I turn on the water heater and make it to the bath. About 7.30pm I am at the restaurant for breakfast and I am seated by 8.15 in the conference room. I scan around to see any familiar faces and there is none, then about 5 minutes later, my former workmate at The New Vision Hellen Mukiibi saunters in. she is the other delegate from Kampala. She comes to my bench and we are already doing our Luganda.

Event proper
Mr Opoka formally welcomes us and we do the introductions. There are journalists and editors from Burundi, Rwanda, DR Congo, Kenya, Somalia, Ethiopia and Uganda. Ms Netlyn Bernard, the Haitian deputy Africa regional director of AFSC, gives us an overview of what the conference is about. Under the theme Media and Peace: Conflict Sensitive Analysis and Reporting, we are here to share experiences on how the media can be used as a tool for peace.
With the intros done, we do break tea and it is time to listen to our presenters. The first is Dr Mustafa Ali, a PhD holder in Media and International Relations and also the Executive Director of the World Conference of Religions for Peace. His paper focuses on the evolution of the electronic and print media in the Horn of Africa and its role in promoting justice peace and democracy.
He took us through the evolution of media, with greater focus on new media (blogs, YouTube, twitter) and their challenges. He also reminded us that we are a powerful tool that can promote peace through communicating, educating, correcting misperceptions, humanising people in conflict and wars, and serving as an early warning mechanism while helping frame conflict situations (contextualizing).
It was discussion time and the tales were as harrowing as they were edifying. In the different groups, we get accounts of reporting in war. Our Somalia colleagues tell us how the Al Shabab terrorists call into news rooms before bulletins to censor what goes on air. One lady tells me how her producer was shot and killed as they were covering a story. It is a tough world out there. The Burundian story is a successful one. First, it was the media hyping the war, reporting corpses and offering grandeur interviews to either the government generals or then rebels. Then, seeing the mayhem around them, they realized there was a greater calling than just profiteering from war; they saw the need to become a tool for peace. Radios, newspapers began running joint editorials, broadcasts, calling for peace. At one point, all radios had to relay programmes from a central point. War for peace had been launched. Interestingly, with pressure from other international groups, the warring factions in Burundi had no choice but to sit together and make peace. The media had played a central role in the process.
The afternoon session was by the much-respected veteran journalist and editor, Mitch Odero, whose presentation was focused on the power of the editor in anaylsing and reporting on conflict in conflict areas.
Besides the usual, the revelation of the new 5Cs as the drivers of news was interesting. Conflict, controversy, cast of character, crime, have come to replace the 4Ws and H.

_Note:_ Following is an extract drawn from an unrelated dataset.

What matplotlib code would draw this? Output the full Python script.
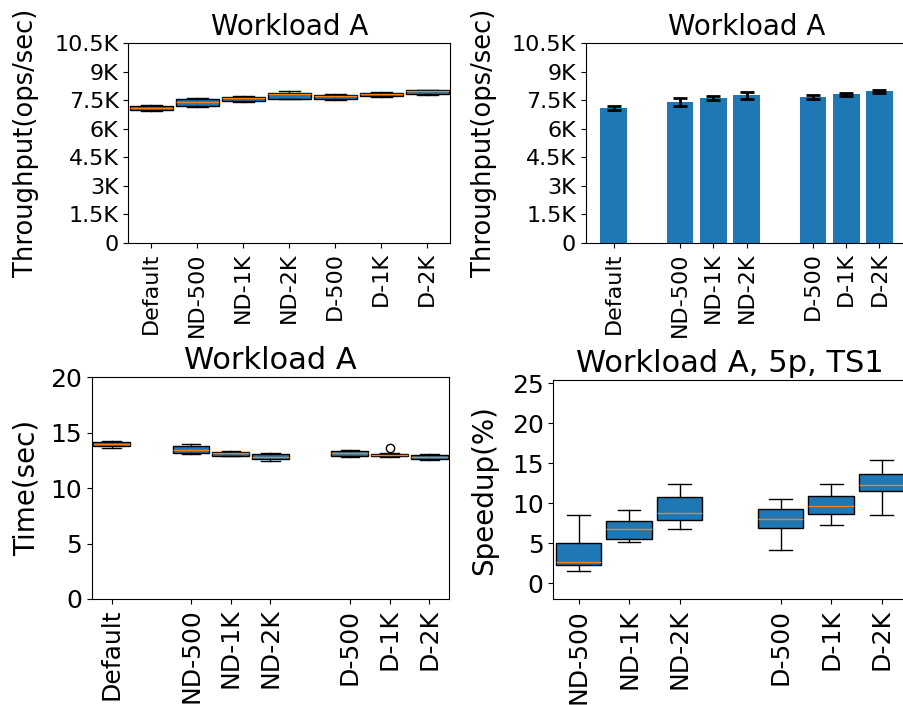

Nairobi nightlife/nyama choma
Evening time and Timo is back, this time Davy has gone upcountry and it is Mwangi—my Literature classmate at university who comes to see me. We catch a few pints at Kivi before hitting town proper.
We first decide to go and eat the muchomo (roast goat) at a noisy, cold joint called The Hood. Because of the biting cold, they bring us a sigiri (charcoal stove) next to our table just to keep our legs warm. When the muchomo comes, I swear it looks like an entire goat! It also comes with Kiyenyeji (a meal of mashed Irish potatoes and other stuff). Having gorged ourselves to our fill, we decide to go to Westlands suburb and settle at Black Diamond, a bar turned dancehall; and it is obviously an East-meets-West joint.
Judging from the throngs of white men and black girls, Black Diamond is probably equal to our Bubbles or Fat Boyz in Kisementi. Only difference here being that the black girls have no time for black guys. I thought I would probably meet a lady and basically have a chat on Nairobi’s nightlife, but none wants to listen to me. Not until one hanging nearby hears Mwangi and I talk about Uganda. She quickly asks if I am not Kenyan, which I reply to the affirmative.
Looks like that is the turning point. I am quickly bundled among the “tourists” and I can have a chat. She tells me she’s Linda, a student at Kenyatta University. But when I begin to explore stuff like her course, I see how uneasy she gets. Obviously she must be another lady of the night, passing for a university student. So, these things just don’t end in Kampala. How far yet how close! She orders for a drink and in no time, a host of her friends are around us. Timo and Mwangi too have company. We are the only black guys getting attention. The rest is reserved for bazungu. A friend drops by and after several drinks; we decide to drop her at Umoja. When we make this announcement, we are dropped like hot coals. Our friends dash to catch some of the left-over bazungu. As we walk out, I see Linda clinging unto a white man fit to be her granddad—feigning excitement.
We drop our friend at Umoja Estate and its time to hit the trail back to Kivi. Along the way, we make a stop at Galileo Night club, but apart from the flesh peddlers, there is nothing to write home about. Maybe painfully noting is how these girls, some barely 18, are exposing their bodies in what is an obviously chilly Nairobi night. We ignore the calls for discount services from the sex workers, some shouting in Kikuyu, and we drive back. When I hit my bed, at about 4am, I can’t stop thinking about the fact that I must be up before 8am…
(To be continued)

9 comments:

Anonymous said...

Seems we have switched places and you are writing about your travels. I am enjoying it! Oh, I also miss Ganja (they don't sell it here in the states)or at least not the "fried banana" version.

Anonymous said...

My you can write - but then I forget - you are a writer! Omusani Opuka.